## What is required
From the entries below, reproduce exactly the line containing "Reproduce this chart with Plotly.", the line containing "import plotly.graph_objects as go", and every line in between, with nothing added.

## Material to process
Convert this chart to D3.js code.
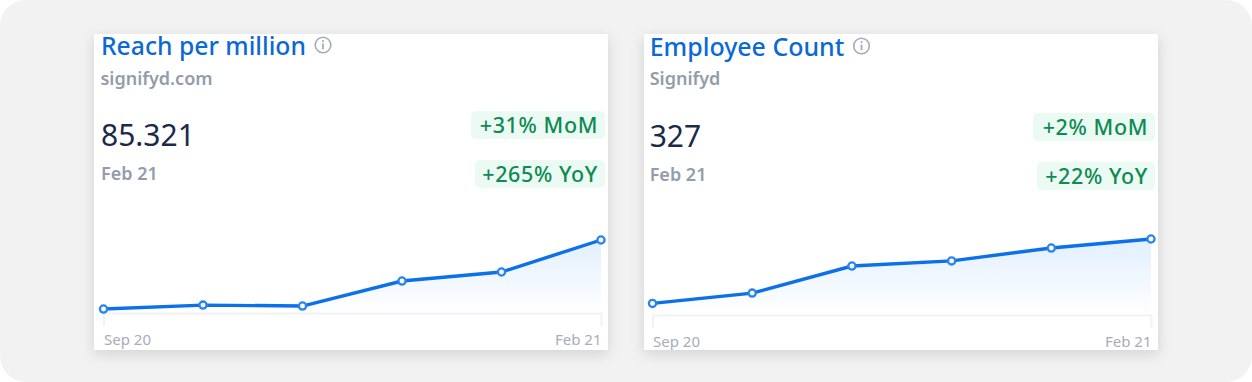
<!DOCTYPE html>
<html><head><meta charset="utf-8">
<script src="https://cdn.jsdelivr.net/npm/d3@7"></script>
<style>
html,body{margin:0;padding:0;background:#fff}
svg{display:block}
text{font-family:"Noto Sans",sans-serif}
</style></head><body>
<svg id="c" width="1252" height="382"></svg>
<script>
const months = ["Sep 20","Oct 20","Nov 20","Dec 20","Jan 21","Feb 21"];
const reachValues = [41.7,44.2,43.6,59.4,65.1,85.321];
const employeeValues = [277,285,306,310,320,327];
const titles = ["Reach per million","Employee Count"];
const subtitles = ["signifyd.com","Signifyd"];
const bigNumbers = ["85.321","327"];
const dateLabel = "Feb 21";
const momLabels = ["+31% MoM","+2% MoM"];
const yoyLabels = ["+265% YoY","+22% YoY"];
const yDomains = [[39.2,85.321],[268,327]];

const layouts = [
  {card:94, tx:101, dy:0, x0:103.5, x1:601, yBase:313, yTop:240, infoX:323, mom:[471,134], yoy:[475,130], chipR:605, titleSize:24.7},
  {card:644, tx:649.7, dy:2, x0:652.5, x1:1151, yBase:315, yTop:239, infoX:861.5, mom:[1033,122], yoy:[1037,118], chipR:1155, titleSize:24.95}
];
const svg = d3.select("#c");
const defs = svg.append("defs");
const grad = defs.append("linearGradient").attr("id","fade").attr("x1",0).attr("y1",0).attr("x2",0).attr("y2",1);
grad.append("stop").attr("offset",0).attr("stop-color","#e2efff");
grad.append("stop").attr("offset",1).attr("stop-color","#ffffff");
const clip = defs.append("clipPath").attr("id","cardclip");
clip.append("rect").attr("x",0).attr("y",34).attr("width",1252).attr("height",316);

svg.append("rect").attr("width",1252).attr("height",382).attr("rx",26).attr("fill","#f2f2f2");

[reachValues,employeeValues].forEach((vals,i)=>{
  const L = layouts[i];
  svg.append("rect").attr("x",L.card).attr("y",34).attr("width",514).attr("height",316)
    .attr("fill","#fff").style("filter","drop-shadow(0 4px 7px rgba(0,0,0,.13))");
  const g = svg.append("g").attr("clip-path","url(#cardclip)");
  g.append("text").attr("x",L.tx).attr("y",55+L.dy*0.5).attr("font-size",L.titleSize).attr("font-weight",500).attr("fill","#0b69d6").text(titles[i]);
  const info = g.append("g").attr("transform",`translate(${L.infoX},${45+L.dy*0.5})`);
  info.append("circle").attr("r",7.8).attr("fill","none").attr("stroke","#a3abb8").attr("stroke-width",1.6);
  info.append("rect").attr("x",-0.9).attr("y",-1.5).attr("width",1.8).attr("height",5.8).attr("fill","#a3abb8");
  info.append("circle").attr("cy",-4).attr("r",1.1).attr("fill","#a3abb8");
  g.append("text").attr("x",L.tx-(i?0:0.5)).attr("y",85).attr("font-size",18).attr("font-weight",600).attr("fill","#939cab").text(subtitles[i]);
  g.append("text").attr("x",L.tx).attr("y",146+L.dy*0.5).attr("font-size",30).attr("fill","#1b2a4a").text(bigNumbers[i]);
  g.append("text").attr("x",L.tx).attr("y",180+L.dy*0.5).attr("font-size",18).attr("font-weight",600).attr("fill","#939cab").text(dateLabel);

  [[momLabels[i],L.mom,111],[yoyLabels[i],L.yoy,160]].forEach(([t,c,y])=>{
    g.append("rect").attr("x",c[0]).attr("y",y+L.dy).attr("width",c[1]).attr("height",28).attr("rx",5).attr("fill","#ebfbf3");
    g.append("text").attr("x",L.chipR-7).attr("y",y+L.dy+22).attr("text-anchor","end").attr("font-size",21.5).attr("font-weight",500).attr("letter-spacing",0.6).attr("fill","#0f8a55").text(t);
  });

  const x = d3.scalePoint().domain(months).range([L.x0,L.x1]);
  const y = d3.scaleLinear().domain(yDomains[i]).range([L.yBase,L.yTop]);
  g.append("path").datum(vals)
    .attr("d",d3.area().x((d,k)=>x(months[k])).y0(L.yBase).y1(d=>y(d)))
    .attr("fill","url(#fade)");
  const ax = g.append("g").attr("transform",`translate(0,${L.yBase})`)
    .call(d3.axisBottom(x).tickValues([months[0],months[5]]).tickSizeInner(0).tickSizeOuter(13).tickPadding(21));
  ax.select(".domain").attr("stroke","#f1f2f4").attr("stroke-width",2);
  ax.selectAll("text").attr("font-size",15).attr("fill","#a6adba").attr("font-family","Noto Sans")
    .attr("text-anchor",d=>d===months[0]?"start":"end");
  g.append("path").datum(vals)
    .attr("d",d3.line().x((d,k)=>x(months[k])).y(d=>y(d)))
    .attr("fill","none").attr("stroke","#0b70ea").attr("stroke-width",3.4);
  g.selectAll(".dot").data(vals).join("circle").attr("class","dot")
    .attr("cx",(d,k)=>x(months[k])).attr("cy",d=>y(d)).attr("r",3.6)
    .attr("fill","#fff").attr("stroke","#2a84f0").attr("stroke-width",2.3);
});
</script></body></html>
...
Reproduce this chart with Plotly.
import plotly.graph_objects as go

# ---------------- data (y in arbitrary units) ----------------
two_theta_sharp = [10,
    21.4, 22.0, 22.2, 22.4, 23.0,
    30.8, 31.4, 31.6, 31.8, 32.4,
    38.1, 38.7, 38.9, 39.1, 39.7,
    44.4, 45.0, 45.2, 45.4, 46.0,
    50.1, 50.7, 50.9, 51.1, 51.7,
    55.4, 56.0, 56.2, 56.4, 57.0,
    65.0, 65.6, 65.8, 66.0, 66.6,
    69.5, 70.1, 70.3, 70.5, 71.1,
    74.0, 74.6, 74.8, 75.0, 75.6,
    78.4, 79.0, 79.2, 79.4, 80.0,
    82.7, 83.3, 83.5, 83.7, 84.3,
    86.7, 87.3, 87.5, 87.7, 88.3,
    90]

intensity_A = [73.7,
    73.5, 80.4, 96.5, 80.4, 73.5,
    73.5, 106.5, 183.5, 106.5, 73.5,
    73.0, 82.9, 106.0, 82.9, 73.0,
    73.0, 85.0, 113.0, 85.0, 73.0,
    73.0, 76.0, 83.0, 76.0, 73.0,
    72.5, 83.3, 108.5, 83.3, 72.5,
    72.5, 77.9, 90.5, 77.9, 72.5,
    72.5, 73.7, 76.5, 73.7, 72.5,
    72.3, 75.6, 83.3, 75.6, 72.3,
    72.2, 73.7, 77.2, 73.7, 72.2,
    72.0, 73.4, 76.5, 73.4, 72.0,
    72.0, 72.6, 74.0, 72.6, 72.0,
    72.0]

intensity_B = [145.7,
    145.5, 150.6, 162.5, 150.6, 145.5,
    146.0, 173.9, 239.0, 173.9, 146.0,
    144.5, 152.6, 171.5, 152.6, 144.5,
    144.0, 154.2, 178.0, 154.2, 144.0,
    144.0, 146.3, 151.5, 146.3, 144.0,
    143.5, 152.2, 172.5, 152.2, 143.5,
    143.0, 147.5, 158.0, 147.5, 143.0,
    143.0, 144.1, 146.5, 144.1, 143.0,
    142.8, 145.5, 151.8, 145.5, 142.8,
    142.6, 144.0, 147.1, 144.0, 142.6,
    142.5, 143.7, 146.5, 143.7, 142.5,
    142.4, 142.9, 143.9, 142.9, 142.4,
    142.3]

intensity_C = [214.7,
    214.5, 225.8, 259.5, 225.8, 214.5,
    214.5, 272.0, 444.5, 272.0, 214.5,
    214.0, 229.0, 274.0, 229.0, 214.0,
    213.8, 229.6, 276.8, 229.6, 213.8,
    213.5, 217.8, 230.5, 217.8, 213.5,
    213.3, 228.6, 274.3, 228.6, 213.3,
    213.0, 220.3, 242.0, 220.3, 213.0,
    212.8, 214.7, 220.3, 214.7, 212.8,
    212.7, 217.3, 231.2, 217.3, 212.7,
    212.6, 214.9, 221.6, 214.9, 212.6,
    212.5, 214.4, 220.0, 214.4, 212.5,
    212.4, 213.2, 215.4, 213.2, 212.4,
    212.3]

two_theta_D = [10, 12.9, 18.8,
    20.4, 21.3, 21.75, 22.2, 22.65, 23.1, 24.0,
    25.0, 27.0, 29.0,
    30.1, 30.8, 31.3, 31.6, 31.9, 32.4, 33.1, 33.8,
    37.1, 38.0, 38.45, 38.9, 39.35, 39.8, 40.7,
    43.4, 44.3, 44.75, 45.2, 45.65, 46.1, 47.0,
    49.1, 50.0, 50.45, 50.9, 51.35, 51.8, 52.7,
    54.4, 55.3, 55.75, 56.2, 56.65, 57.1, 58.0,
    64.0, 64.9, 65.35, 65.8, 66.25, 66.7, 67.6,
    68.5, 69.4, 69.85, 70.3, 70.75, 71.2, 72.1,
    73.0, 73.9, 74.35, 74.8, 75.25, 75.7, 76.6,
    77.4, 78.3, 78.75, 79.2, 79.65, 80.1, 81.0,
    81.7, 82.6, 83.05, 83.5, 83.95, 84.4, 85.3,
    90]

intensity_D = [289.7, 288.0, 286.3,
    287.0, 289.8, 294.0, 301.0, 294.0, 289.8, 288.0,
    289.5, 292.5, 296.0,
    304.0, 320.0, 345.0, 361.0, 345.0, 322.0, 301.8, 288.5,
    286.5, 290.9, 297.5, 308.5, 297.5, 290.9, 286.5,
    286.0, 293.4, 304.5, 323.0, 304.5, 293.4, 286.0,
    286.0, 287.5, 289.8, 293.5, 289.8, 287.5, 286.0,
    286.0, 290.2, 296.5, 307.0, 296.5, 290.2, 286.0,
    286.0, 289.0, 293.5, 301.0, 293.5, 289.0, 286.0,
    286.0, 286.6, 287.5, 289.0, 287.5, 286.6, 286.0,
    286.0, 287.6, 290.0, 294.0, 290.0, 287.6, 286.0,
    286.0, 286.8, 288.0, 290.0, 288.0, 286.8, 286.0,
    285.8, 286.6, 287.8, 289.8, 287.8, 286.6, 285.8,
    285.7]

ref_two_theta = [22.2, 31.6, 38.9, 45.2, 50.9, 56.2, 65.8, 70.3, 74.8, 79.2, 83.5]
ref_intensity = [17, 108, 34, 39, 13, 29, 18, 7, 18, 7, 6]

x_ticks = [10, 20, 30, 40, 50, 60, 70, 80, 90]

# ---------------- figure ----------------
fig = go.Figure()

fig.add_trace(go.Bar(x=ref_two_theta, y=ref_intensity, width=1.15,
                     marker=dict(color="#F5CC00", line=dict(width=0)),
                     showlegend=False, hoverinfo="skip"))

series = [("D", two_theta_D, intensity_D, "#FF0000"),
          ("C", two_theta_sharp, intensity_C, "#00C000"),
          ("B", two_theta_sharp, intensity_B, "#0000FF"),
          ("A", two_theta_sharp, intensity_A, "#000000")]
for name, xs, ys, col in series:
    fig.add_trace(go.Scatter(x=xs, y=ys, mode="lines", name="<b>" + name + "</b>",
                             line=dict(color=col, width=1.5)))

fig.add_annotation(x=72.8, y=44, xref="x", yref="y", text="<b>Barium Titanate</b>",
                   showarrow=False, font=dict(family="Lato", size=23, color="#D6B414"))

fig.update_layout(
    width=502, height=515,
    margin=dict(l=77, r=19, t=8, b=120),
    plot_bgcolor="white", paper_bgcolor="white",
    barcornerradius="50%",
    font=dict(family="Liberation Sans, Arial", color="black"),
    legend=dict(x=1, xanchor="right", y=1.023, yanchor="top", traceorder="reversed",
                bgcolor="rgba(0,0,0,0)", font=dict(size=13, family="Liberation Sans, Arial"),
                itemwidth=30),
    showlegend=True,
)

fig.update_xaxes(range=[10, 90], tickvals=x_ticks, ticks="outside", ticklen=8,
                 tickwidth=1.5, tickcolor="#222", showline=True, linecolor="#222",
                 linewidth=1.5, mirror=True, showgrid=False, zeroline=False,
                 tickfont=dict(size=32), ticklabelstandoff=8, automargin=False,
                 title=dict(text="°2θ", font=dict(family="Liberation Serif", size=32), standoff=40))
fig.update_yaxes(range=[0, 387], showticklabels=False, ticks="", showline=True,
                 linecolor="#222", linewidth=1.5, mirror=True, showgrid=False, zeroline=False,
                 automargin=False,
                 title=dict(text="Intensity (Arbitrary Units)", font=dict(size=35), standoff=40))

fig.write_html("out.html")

## Full response
Reproduce this chart with Plotly.
import plotly.graph_objects as go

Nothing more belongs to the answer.